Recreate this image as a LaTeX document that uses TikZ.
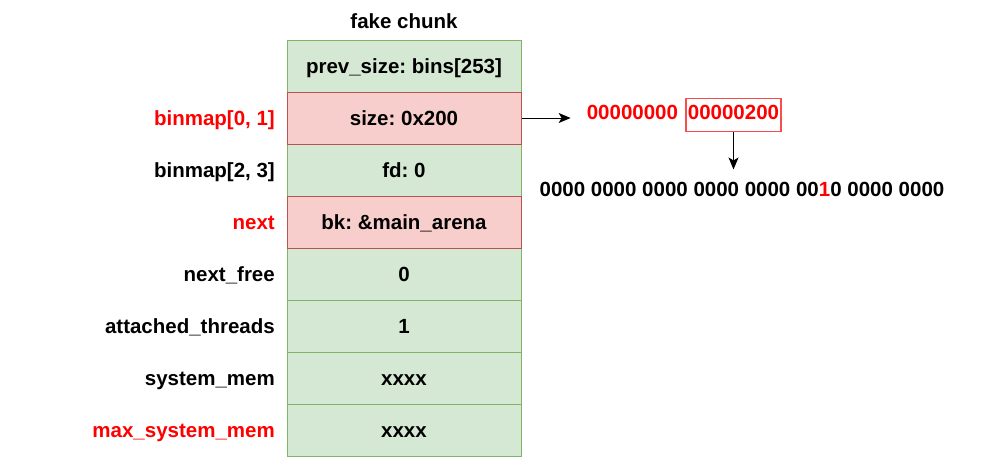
\documentclass[tikz,border=0pt]{standalone}
\usepackage{fontspec}
\setmainfont{Liberation Sans}
\usetikzlibrary{arrows.meta}
\definecolor{gfill}{HTML}{D5E8D4}
\definecolor{gline}{HTML}{82B366}
\definecolor{rfill}{HTML}{F8CECC}
\definecolor{rline}{HTML}{B85450}
\definecolor{redtxt}{HTML}{FF0000}
\definecolor{boxred}{HTML}{F54E4E}
\frenchspacing
\begin{document}
\begin{tikzpicture}[x=1pt,y=-1pt,
  font=\fontsize{20.5}{24}\selectfont\bfseries,
  every node/.style={text height=14.7pt, text depth=0pt},
  cell/.style={draw=gline, fill=gfill, line width=1pt, minimum width=234pt, minimum height=52pt, inner sep=0pt},
  redcell/.style={cell, draw=rline, fill=rfill},
  lbl/.style={anchor=east, inner sep=0pt},
  redlbl/.style={lbl, text=redtxt},
  arr/.style={-{Stealth[length=12pt,width=10pt,inset=3pt]}, line width=1pt}]
\useasboundingbox (0,0) rectangle (982,463);
\node[inner sep=0pt] (title) at (404,21) {fake chunk};
\node[cell] (r1) at (404,66) {prev\_size: bins[253]};
\node[cell] (r3) at (404,170) {fd: 0};
\node[cell] (r5) at (404,274) {0};
\node[cell] (r6) at (404,326) {1};
\node[cell] (r7) at (404,378) {xxxx};
\node[cell] (r8) at (404,430) {xxxx};
\node[redcell] (r2) at (404,118) {size: 0x200};
\node[redcell] (r4) at (404,222) {bk: \&main\_arena};
\node[redlbl] (l2) at (275,118) {binmap[0, 1]};
\node[lbl] (l3) at (275,170) {binmap[2, 3]};
\node[redlbl] (l4) at (275,222) {next};
\node[lbl] (l5) at (275,274) {next\_free};
\node[lbl] (l6) at (275,326) {attached\_threads};
\node[lbl] (l7) at (275,378) {system\_mem};
\node[redlbl] (l8) at (275,430) {max\_system\_mem};
\node[draw=boxred, line width=1.3pt, text=redtxt, text depth=5pt, inner xsep=2pt, inner ysep=0pt, minimum height=33.5pt, minimum width=95pt] (hexb) at (733.5,115) {00000200};
\node[text=redtxt, inner sep=0pt, anchor=base east] (hexa) at ([xshift=-7pt]hexb.base west) {00000000};
\node[inner sep=0pt] (bin) at (742,189) {0000 0000 0000 0000 0000 00\textcolor{redtxt}{1}0 0000 0000};
\draw[arr] (r2.east) -- ([xshift=-16pt]hexa.west |- r2.east);
\draw[arr] (hexb.south) -- ([yshift=12pt]hexb.south |- bin.north);
\end{tikzpicture}
\end{document}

• • •

What is asked:
Omit each picture, then return all of the listing exactly as it stands.

Task response:
Recreate this image as a LaTeX document that uses TikZ.
\documentclass[tikz,border=0pt]{standalone}
\usepackage{fontspec}
\setmainfont{Liberation Sans}
\usetikzlibrary{arrows.meta}
\definecolor{gfill}{HTML}{D5E8D4}
\definecolor{gline}{HTML}{82B366}
\definecolor{rfill}{HTML}{F8CECC}
\definecolor{rline}{HTML}{B85450}
\definecolor{redtxt}{HTML}{FF0000}
\definecolor{boxred}{HTML}{F54E4E}
\frenchspacing
\begin{document}
\begin{tikzpicture}[x=1pt,y=-1pt,
  font=\fontsize{20.5}{24}\selectfont\bfseries,
  every node/.style={text height=14.7pt, text depth=0pt},
  cell/.style={draw=gline, fill=gfill, line width=1pt, minimum width=234pt, minimum height=52pt, inner sep=0pt},
  redcell/.style={cell, draw=rline, fill=rfill},
  lbl/.style={anchor=east, inner sep=0pt},
  redlbl/.style={lbl, text=redtxt},
  arr/.style={-{Stealth[length=12pt,width=10pt,inset=3pt]}, line width=1pt}]
\useasboundingbox (0,0) rectangle (982,463);
\node[inner sep=0pt] (title) at (404,21) {fake chunk};
\node[cell] (r1) at (404,66) {prev\_size: bins[253]};
\node[cell] (r3) at (404,170) {fd: 0};
\node[cell] (r5) at (404,274) {0};
\node[cell] (r6) at (404,326) {1};
\node[cell] (r7) at (404,378) {xxxx};
\node[cell] (r8) at (404,430) {xxxx};
\node[redcell] (r2) at (404,118) {size: 0x200};
\node[redcell] (r4) at (404,222) {bk: \&main\_arena};
\node[redlbl] (l2) at (275,118) {binmap[0, 1]};
\node[lbl] (l3) at (275,170) {binmap[2, 3]};
\node[redlbl] (l4) at (275,222) {next};
\node[lbl] (l5) at (275,274) {next\_free};
\node[lbl] (l6) at (275,326) {attached\_threads};
\node[lbl] (l7) at (275,378) {system\_mem};
\node[redlbl] (l8) at (275,430) {max\_system\_mem};
\node[draw=boxred, line width=1.3pt, text=redtxt, text depth=5pt, inner xsep=2pt, inner ysep=0pt, minimum height=33.5pt, minimum width=95pt] (hexb) at (733.5,115) {00000200};
\node[text=redtxt, inner sep=0pt, anchor=base east] (hexa) at ([xshift=-7pt]hexb.base west) {00000000};
\node[inner sep=0pt] (bin) at (742,189) {0000 0000 0000 0000 0000 00\textcolor{redtxt}{1}0 0000 0000};
\draw[arr] (r2.east) -- ([xshift=-16pt]hexa.west |- r2.east);
\draw[arr] (hexb.south) -- ([yshift=12pt]hexb.south |- bin.north);
\end{tikzpicture}
\end{document}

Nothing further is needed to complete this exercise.